Ms. Sullivan, we’ve been hearing some scare stories about how our prisons have got to be—men and women will be put together—but that is not the strict scrutiny test. The strict scrutiny test says the law must achieve a compelling state interest and be narrowly tailored to that interest. So it’s not as though the flood gates open and all of these terrible things—to some, terrible things—will happen. Can you talk a little bit more about how the Equal Rights Amendment, once in the Constitution, will lead to strict scrutiny?

Ms. Sullivan: Thank you very much, Senator, and I just want to reiterate the points so eloquently made earlier today by several senators, including the Chairman—that the Equal Rights Amendment is about everyone. It’s about your wives, your daughters, your granddaughters, your mothers, your aunts, your cousins—it’s about all women. And why would you be against an Equal Rights Amendment, which is part of the Constitution, as mentioned earlier. Of all the other democracies with written constitutions, why would we want to be allied with nations that don’t have equality for women? That don’t let girls go to school with boys? That don’t let women appear outside with their hair uncovered? Why would we want to filibuster something that’s about fundamental equal rights for all people?

And Senator Lee, your father was a great constitutional lawyer who I admired so greatly, but Senator Hirono is absolutely right—this amendment is not about the level of scrutiny. This is about a fundamental guarantee—in the majestic words of the Constitution—of equality. And the courts will work it out later, in spirited debates between lawyers in courts, about what the standard of scrutiny should be. And this amendment is not saying women and men have to be treated the same when they’re different, it’s saying all people have to be treated equally. And there is plenty of room in the majestic guarantee of equality to recognize times when women have to get protections because only women can get pregnant; that women have to have rectification of past discrimination—all those benefits for women that Senator Hyde-Smith was worried would disappear, I think that’s a false picture and this parade of horribles is very misleading.

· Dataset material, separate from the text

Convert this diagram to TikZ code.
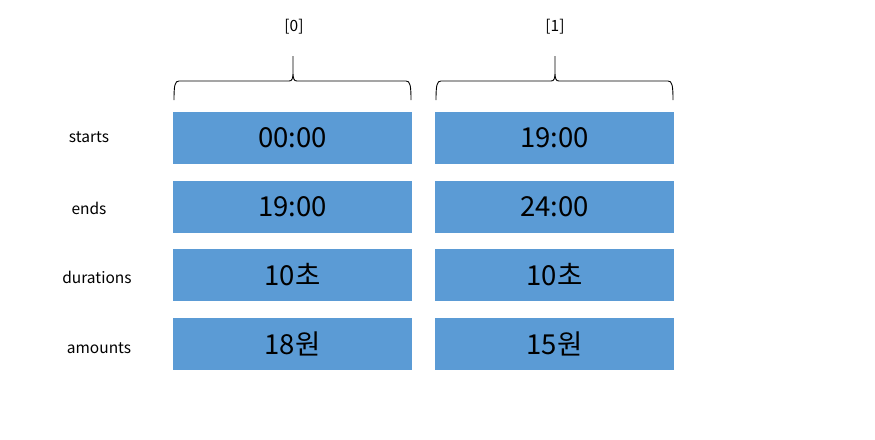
\documentclass[tikz,border=0pt]{standalone}
\usepackage{fontspec}
\setmainfont{Noto Sans CJK KR}
\definecolor{cellblue}{HTML}{5B9BD5}
\tikzset{
  cell/.style={rectangle, fill=cellblue, minimum width=239pt, minimum height=52pt, inner sep=0pt, font=\fontsize{27.5}{30}\selectfont},
  rowlabel/.style={font=\fontsize{15.5}{18}\selectfont},
  idx/.style={font=\fontsize{15.5}{18}\selectfont}
}
\newcommand{\colbrace}[3]{% left x, right x, tip x
  \draw[line width=0.9pt] (#1,100) .. controls (#1,85) and (#1+1,81) .. (#1+5,81)
    -- (#3-4,81) .. controls (#3-1,81) and (#3,79) .. (#3,72) -- (#3,56)
    (#3,72) .. controls (#3,79) and (#3+1,81) .. (#3+4,81)
    -- (#2-5,81) .. controls (#2-1,81) and (#2,85) .. (#2,100);}
\begin{document}
\begin{tikzpicture}[x=1pt, y=-1pt]
      \useasboundingbox (0,0) rectangle (875,439);
      \node (i0)[idx] at (294,27) {[0]};
      \node (i1)[idx] at (555,27) {[1]};
      \colbrace{174}{411}{293}
      \colbrace{436}{673}{555}
      \node (lstarts)[rowlabel] at (89,137) {starts};
      \node (lends)[rowlabel] at (89,208) {ends};
      \node (ldur)[rowlabel] at (97,277) {durations};
      \node (lamt)[rowlabel] at (99,348) {amounts};
      \node (s0)[cell] at (292.5,138) {00:00};
      \node (s1)[cell] at (554.5,138) {19:00};
      \node (e0)[cell] at (292.5,207) {19:00};
      \node (e1)[cell] at (554.5,207) {24:00};
      \node (d0)[cell] at (292.5,275) {10초};
      \node (d1)[cell] at (554.5,275) {10초};
      \node (a0)[cell] at (292.5,344) {18원};
      \node (a1)[cell] at (554.5,344) {15원};
    \end{tikzpicture}
\end{document}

All this amendment will do is make sure we can’t have a court roll the clock back to 1868 or 1874 under the equal protection clause by interpreting it historically. And as Senator Klobuchar said, guaranteeing equality in its broad, vague terms that will be worked out later in specific cases. So, Senator, no—it is scare tactics that this body should ignore to suggest that anything is fixed about how the ERA will be interpreted. I believe it will be interpreted in ways that empower women and girls into the future, as Ms. Williams so eloquently suggested it would do, but I don’t think you should listen to these parade of horribles you’ve heard today.

Sen. Hirono: I agree with you. And, by the way, we’ve heard Ruth Bader Ginsburg mentioned a number of times, but it was very clear that she thought that the ERA should be part of the Constitution. And whatever statements she was making was in the context of that she thought it should be in the Constitution. Here is a woman who spent her entire adult life fighting for equal rights for everyone and in spite of that, she didn’t think we had gotten it done. And she thought that the ERA should be part of our Constitution.

Also, Ms. Sullivan, can you explain very briefly how the ERA—by explicitly prohibiting against sex discrimination—would supplant the current patchwork of federal, state, and local laws that currently address sex discrimination and provide a bedrock of legal protection against it and why it’s important?

Ms. Sullivan: Senator, the ERA would nationalize protections against sex discrimination that already exist in many of our statutes at the federal level and in many of our state constitutions. That’s important because of federalism—we believe that people have the right to move between states in our country, and that means that your rights won’t disappear when you cross a state border from Senator Blumenthal’s Connecticut to another state. It simply guarantees for all—all women, nationwide—what is already recognized in the patchwork of other laws; that’s a good thing.